As the unifying voice for PMH nursing, APNA provides ongoing training and resources to help members refresh their understanding and reflect upon the central role DEI plays in all aspects of their work. All PMH nurses are ethically charged to demonstrate that every human deserves care regardless of personal history or cultural nuances, to be mindful of social justice in our practices, and to “protect human rights, promote heath diplomacy, enhance cultural sensitivity and congruence, and reduce health disparities” (ANA, APNA, ISPN, 2022).

Race and ethnicity, income, gender, sexual preference, and geographic location all continue to play a substantial role in a person’s ability to access high-quality, equitable, and affordable mental health care (NASEM, 2021).
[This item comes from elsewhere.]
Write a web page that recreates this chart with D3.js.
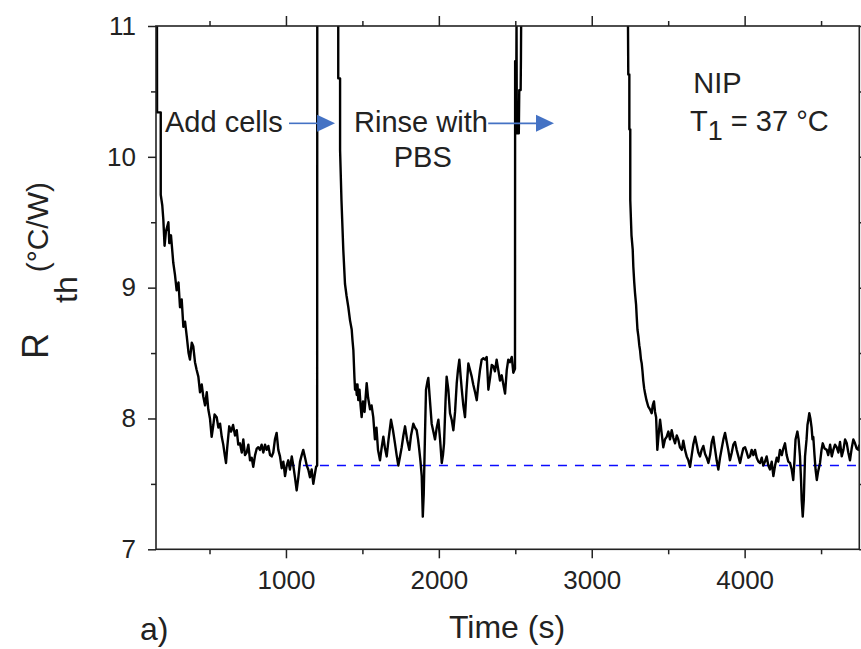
<!DOCTYPE html>
<html>
<head>
<meta charset="utf-8">
<script src="https://cdn.jsdelivr.net/npm/d3@7"></script>
<style>
  body { margin: 0; background: #fff; }
  svg text { font-family: "Liberation Sans", Arial, sans-serif; fill: #222; }
</style>
</head>
<body>
<div id="chart"></div>
<script>
// phase 1: after adding cells
const addCellsTime = [156, 157, 181, 181, 191, 198, 206, 215, 231, 237, 248, 263, 274, 285, 297, 307, 318, 329, 340, 351,
  363, 372, 384, 394, 405, 416, 427, 438, 449, 459, 471, 482, 492, 503, 514, 525, 533, 547, 558, 569,
  580, 590, 601, 608, 616, 629, 641, 654, 667, 678, 688, 699, 711, 721, 732, 743, 754, 765, 776, 786,
  798, 809, 819, 830, 841, 852, 863, 874, 885, 896, 907, 917, 928, 939, 950, 961, 972, 983, 994, 1005,
  1015, 1026, 1038, 1048, 1059, 1070, 1081, 1092, 1103, 1113, 1125, 1136, 1146, 1157, 1168, 1179, 1187, 1197, 1204, 1205];
const addCellsRth = [11.3, 10.34, 10.34, 9.71, 9.63, 9.52, 9.32, 9.43, 9.50, 9.34, 9.40, 9.19, 9.10, 8.98, 9.04, 8.85, 8.91, 8.70, 8.74, 8.63,
  8.50, 8.45, 8.58, 8.55, 8.43, 8.37, 8.32, 8.20, 8.26, 8.17, 8.10, 8.20, 8.07, 8.00, 7.86, 7.95, 8.03, 8.01, 7.93, 7.96,
  7.86, 7.80, 7.71, 7.66, 7.78, 7.94, 7.90, 7.95, 7.87, 7.91, 7.80, 7.81, 7.74, 7.84, 7.72, 7.74, 7.80, 7.68, 7.70, 7.63,
  7.72, 7.77, 7.78, 7.76, 7.80, 7.74, 7.80, 7.76, 7.79, 7.72, 7.71, 7.74, 7.84, 7.89, 7.76, 7.71, 7.62, 7.67, 7.56, 7.64,
  7.68, 7.61, 7.71, 7.64, 7.55, 7.45, 7.55, 7.67, 7.72, 7.76, 7.70, 7.64, 7.61, 7.55, 7.61, 7.50, 7.56, 7.63, 7.64, 11.6];

// phase 2: rinse with PBS
const rinseTime = [1342, 1342, 1354, 1354, 1363, 1375, 1386, 1396, 1408, 1419, 1430, 1435, 1441, 1448, 1452, 1458, 1463, 1468, 1473, 1481,
  1488, 1495, 1504, 1514, 1528, 1537, 1550, 1560, 1571, 1582, 1592, 1602, 1615, 1625, 1637, 1648, 1659, 1671, 1687, 1700,
  1713, 1724, 1735, 1746, 1757, 1768, 1779, 1792, 1807, 1818, 1833, 1844, 1855, 1864, 1872, 1880, 1888, 1895, 1901, 1910,
  1916, 1925, 1931, 1939, 1953, 1964, 1975, 1986, 1997, 2008, 2019, 2027, 2034, 2044, 2051, 2062, 2073, 2084, 2095, 2106,
  2117, 2125, 2134, 2142, 2150, 2160, 2171, 2181, 2193, 2204, 2215, 2225, 2237, 2248, 2258, 2269, 2280, 2291, 2302, 2313,
  2324, 2335, 2346, 2356, 2367, 2378, 2389, 2400, 2411, 2422, 2433, 2444, 2454, 2465, 2477, 2487, 2498, 2499, 2507, 2508,
  2510, 2523, 2526, 2535, 2537, 2541];
const rinseRth = [11.6, 10.60, 10.60, 10.05, 9.67, 9.29, 9.03, 8.94, 8.85, 8.75, 8.68, 8.60, 8.52, 8.31, 8.22, 8.26, 8.18, 8.26, 8.14, 8.22,
  8.10, 8.01, 8.13, 8.05, 8.27, 8.16, 8.07, 8.10, 8.01, 7.84, 7.93, 7.76, 7.68, 7.77, 7.86, 7.77, 7.71, 7.84, 7.99, 7.91,
  7.81, 7.72, 7.64, 7.71, 7.78, 7.87, 7.94, 7.84, 7.76, 7.87, 7.96, 7.93, 7.91, 7.84, 7.76, 7.67, 7.56, 7.25, 7.42, 7.91,
  8.22, 8.28, 8.31, 8.18, 7.96, 7.90, 7.84, 7.93, 7.99, 7.84, 7.66, 7.72, 7.81, 8.14, 8.32, 8.22, 8.04, 7.99, 7.91, 8.05,
  8.27, 8.37, 8.45, 8.33, 8.22, 8.10, 8.01, 8.22, 8.42, 8.37, 8.32, 8.26, 8.20, 8.14, 8.26, 8.37, 8.45, 8.46, 8.45, 8.47,
  8.22, 8.31, 8.41, 8.40, 8.36, 8.45, 8.37, 8.29, 8.33, 8.26, 8.19, 8.37, 8.45, 8.43, 8.47, 8.35, 8.38, 10.73, 10.73, 11.05,
  10.18, 10.18, 10.51, 10.51, 10.76, 11.6];

// phase 3: NIP at 37 °C
const nipTime = [3234, 3239, 3246, 3246, 3252, 3252, 3260, 3268, 3272, 3278, 3283, 3290, 3294, 3299, 3305, 3311, 3316, 3322, 3327, 3332,
  3337, 3343, 3349, 3358, 3370, 3381, 3392, 3399, 3407, 3414, 3421, 3429, 3437, 3447, 3456, 3468, 3479, 3490, 3501, 3512,
  3523, 3534, 3545, 3556, 3566, 3577, 3589, 3599, 3610, 3621, 3632, 3643, 3654, 3664, 3676, 3687, 3697, 3708, 3719, 3730,
  3741, 3752, 3763, 3774, 3785, 3795, 3806, 3817, 3828, 3839, 3850, 3861, 3872, 3883, 3893, 3904, 3916, 3926, 3937, 3948,
  3959, 3970, 3981, 3991, 4003, 4014, 4024, 4035, 4046, 4057, 4068, 4079, 4090, 4101, 4112, 4122, 4133, 4144, 4155, 4166,
  4177, 4188, 4199, 4210, 4220, 4231, 4243, 4253, 4264, 4275, 4286, 4297, 4308, 4318, 4326, 4333, 4345, 4353, 4362, 4369,
  4373, 4380, 4387, 4395, 4405, 4411, 4418, 4423, 4430, 4438, 4444, 4449, 4457, 4464, 4472, 4480, 4493, 4503, 4511, 4523,
  4537, 4547, 4559, 4570, 4580, 4591, 4602, 4613, 4624, 4635, 4646, 4657, 4668, 4678, 4689, 4700, 4711, 4722, 4733, 4744, 4750];
const nipRth = [11.6, 10.63, 10.63, 10.21, 10.21, 9.67, 9.40, 9.29, 9.16, 9.04, 8.96, 8.87, 8.78, 8.68, 8.63, 8.56, 8.52, 8.45, 8.42, 8.36,
  8.29, 8.23, 8.19, 8.14, 8.09, 8.07, 8.04, 8.10, 8.13, 8.05, 8.01, 7.76, 7.87, 7.99, 7.90, 7.78, 7.84, 7.86, 7.90, 7.84,
  7.91, 7.85, 7.81, 7.87, 7.84, 7.78, 7.76, 7.83, 7.76, 7.71, 7.68, 7.63, 7.72, 7.80, 7.86, 7.80, 7.74, 7.71, 7.76, 7.79,
  7.73, 7.70, 7.66, 7.72, 7.82, 7.86, 7.77, 7.68, 7.61, 7.70, 7.77, 7.84, 7.89, 7.82, 7.76, 7.68, 7.74, 7.80, 7.82, 7.76,
  7.71, 7.66, 7.72, 7.77, 7.78, 7.74, 7.70, 7.71, 7.76, 7.72, 7.76, 7.70, 7.67, 7.66, 7.70, 7.64, 7.67, 7.71, 7.64, 7.61,
  7.67, 7.56, 7.64, 7.70, 7.67, 7.76, 7.72, 7.77, 7.81, 7.72, 7.67, 7.66, 7.61, 7.53, 7.68, 7.84, 7.90, 7.84, 7.71, 7.53,
  7.38, 7.25, 7.38, 7.71, 7.84, 7.95, 8.00, 8.04, 8.00, 7.93, 7.84, 7.86, 7.72, 7.61, 7.53, 7.59, 7.66, 7.76, 7.81, 7.77,
  7.76, 7.72, 7.80, 7.71, 7.76, 7.80, 7.78, 7.74, 7.82, 7.71, 7.76, 7.84, 7.81, 7.74, 7.68, 7.77, 7.84, 7.81, 7.77, 7.76, 7.80];

const xMajorTicks = [1000, 2000, 3000, 4000];
const xMinorTicks = [500, 1500, 2500, 3500, 4500];
const yMajorTicks = [7, 8, 9, 10, 11];
const yMinorTicks = [7.5, 8.5, 9.5, 10.5];

// steady-state reference level (dashed)
const baselineTime = [1000, 4750];
const baselineRth = [7.64, 7.64];

function drawChart() {
    const width = 861, height = 649;
    const margin = { top: 26, left: 156, right: 1.7, bottom: 99.7 };
    const plotW = width - margin.left - margin.right;
    const plotH = height - margin.top - margin.bottom;

    const svg = d3.select('#chart').append('svg')
        .attr('width', width)
        .attr('height', height);

    const x = d3.scaleLinear().domain([150, 4750]).range([0, plotW]);
    const y = d3.scaleLinear().domain([7, 11]).range([plotH, 0]);

    const g = svg.append('g').attr('transform', `translate(${margin.left},${margin.top})`);

    g.append('clipPath').attr('id', 'plot-clip')
        .append('rect').attr('x', 0).attr('y', 0).attr('width', plotW).attr('height', plotH);

    // dashed reference line
    const baseline = baselineTime.map((t, i) => ({ t: t, r: baselineRth[i] }));
    g.append('path')
        .datum(baseline)
        .attr('fill', 'none')
        .attr('stroke', '#0a0aff')
        .attr('stroke-width', 1.6)
        .attr('stroke-dasharray', '9,8')
        .attr('d', d3.line().x(d => x(d.t)).y(d => y(d.r)));

    // the measured trace, one continuous series
    const times = addCellsTime.concat(rinseTime, nipTime);
    const values = addCellsRth.concat(rinseRth, nipRth);
    const trace = times.map((t, i) => ({ t: t, r: values[i] }));

    g.append('path')
        .datum(trace)
        .attr('clip-path', 'url(#plot-clip)')
        .attr('fill', 'none')
        .attr('stroke', '#000')
        .attr('stroke-width', 2.4)
        .attr('stroke-linejoin', 'round')
        .attr('d', d3.line().x(d => x(d.t)).y(d => y(d.r)));

    // axes: labels on bottom / left, ticks on all four sides
    const axisStyle = sel => {
        sel.select('.domain').remove();
        sel.selectAll('line').attr('stroke', '#222').attr('stroke-width', 1.5);
        sel.selectAll('text').attr('font-size', 26).attr('font-family', '"Liberation Sans", Arial, sans-serif').attr('fill', '#222');
    };

    g.append('g').attr('transform', `translate(0,${plotH})`)
        .call(d3.axisBottom(x).tickValues(xMajorTicks).tickSize(9).tickPadding(12).tickFormat(d3.format('d')))
        .call(axisStyle);
    g.append('g').attr('transform', `translate(0,${plotH})`)
        .call(d3.axisBottom(x).tickValues(xMinorTicks).tickSize(5).tickFormat(''))
        .call(axisStyle);
    g.append('g')
        .call(d3.axisTop(x).tickValues(xMajorTicks).tickSize(10).tickFormat(''))
        .call(axisStyle);
    g.append('g')
        .call(d3.axisTop(x).tickValues(xMinorTicks).tickSize(5).tickFormat(''))
        .call(axisStyle);

    g.append('g')
        .call(d3.axisLeft(y).tickValues(yMajorTicks).tickSize(8).tickPadding(12).tickFormat(d3.format('d')))
        .call(axisStyle);
    g.append('g')
        .call(d3.axisLeft(y).tickValues(yMinorTicks).tickSize(5).tickFormat(''))
        .call(axisStyle);
    g.append('g').attr('transform', `translate(${plotW},0)`)
        .call(d3.axisRight(y).tickValues(yMajorTicks).tickSize(8).tickFormat(''))
        .call(axisStyle);
    g.append('g').attr('transform', `translate(${plotW},0)`)
        .call(d3.axisRight(y).tickValues(yMinorTicks).tickSize(5).tickFormat(''))
        .call(axisStyle);

    g.append('rect')
        .attr('width', plotW).attr('height', plotH)
        .attr('fill', 'none').attr('stroke', '#222').attr('stroke-width', 1.6);

    // annotations
    const note = (t, r, txt, anchor) => g.append('text')
        .attr('x', x(t)).attr('y', y(r))
        .attr('font-size', 29)
        .attr('text-anchor', anchor || 'start')
        .text(txt);

    note(209, 10.19, 'Add cells');
    note(1883, 10.19, 'Rinse with', 'middle');
    note(1895, 9.925, 'PBS', 'middle');
    note(3664, 10.485, 'NIP');

    const tLabel = g.append('text')
        .attr('x', x(3643)).attr('y', y(10.197))
        .attr('font-size', 29);
    tLabel.append('tspan').text('T');
    tLabel.append('tspan').attr('dy', 9).attr('font-size', 27).text('1');
    tLabel.append('tspan').attr('dy', -9).text(' = 37 °C');

    const arrows = [[1020, 1321], [2323, 2753]];
    const arrowY = 10.256;
    arrows.forEach(function (a) {
        const x0 = x(a[0]), x1 = x(a[1]), yy = y(arrowY);
        g.append('line')
            .attr('x1', x0).attr('x2', x1 - 16)
            .attr('y1', yy).attr('y2', yy)
            .attr('stroke', '#4472c4').attr('stroke-width', 1.6);
        g.append('path')
            .attr('d', `M${x1},${yy}L${x1 - 18},${yy - 8.5}L${x1 - 18},${yy + 8.5}Z`)
            .attr('fill', '#4472c4');
    });

    // axis titles
    svg.append('text')
        .attr('x', 507).attr('y', 638)
        .attr('text-anchor', 'middle')
        .attr('font-size', 32)
        .text('Time (s)');

    svg.append('text')
        .attr('x', 140).attr('y', 640)
        .attr('font-size', 32)
        .text('a)');

    // R_th with a widely spaced subscript, as in the original
    const yTitle = svg.append('text')
        .attr('transform', 'translate(48,359) rotate(-90)')
        .attr('text-anchor', 'start')
        .attr('font-size', 36);
    yTitle.append('tspan').text('R');
    yTitle.append('tspan').attr('dx', 30).attr('dy', 29).attr('font-size', 32).text('th');
    yTitle.append('tspan').attr('dx', 4).attr('dy', -29).attr('font-size', 30).text('(°C/W)');
}

drawChart();
</script>
</body>
</html>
Increasing diversity also requires an equally diverse mental health workforce able to serve the needs of individuals from multiple backgrounds, with a culturally proficient, inclusive, and affirming approach (Moreno & Chhatwal, 2020). Psychiatric-mental health nurses are well positioned – by education, culturally sensitive approaches to care, clinical standards, and training – to positively impact equity, access, and inclusion in mental health care (Oleck, 2022). It is important that PMH nurses embrace these perspectives to competently meet the mental health needs of the diverse populations for whom they provide care.

Approved by the APNA Board of Directors June 5, 2024.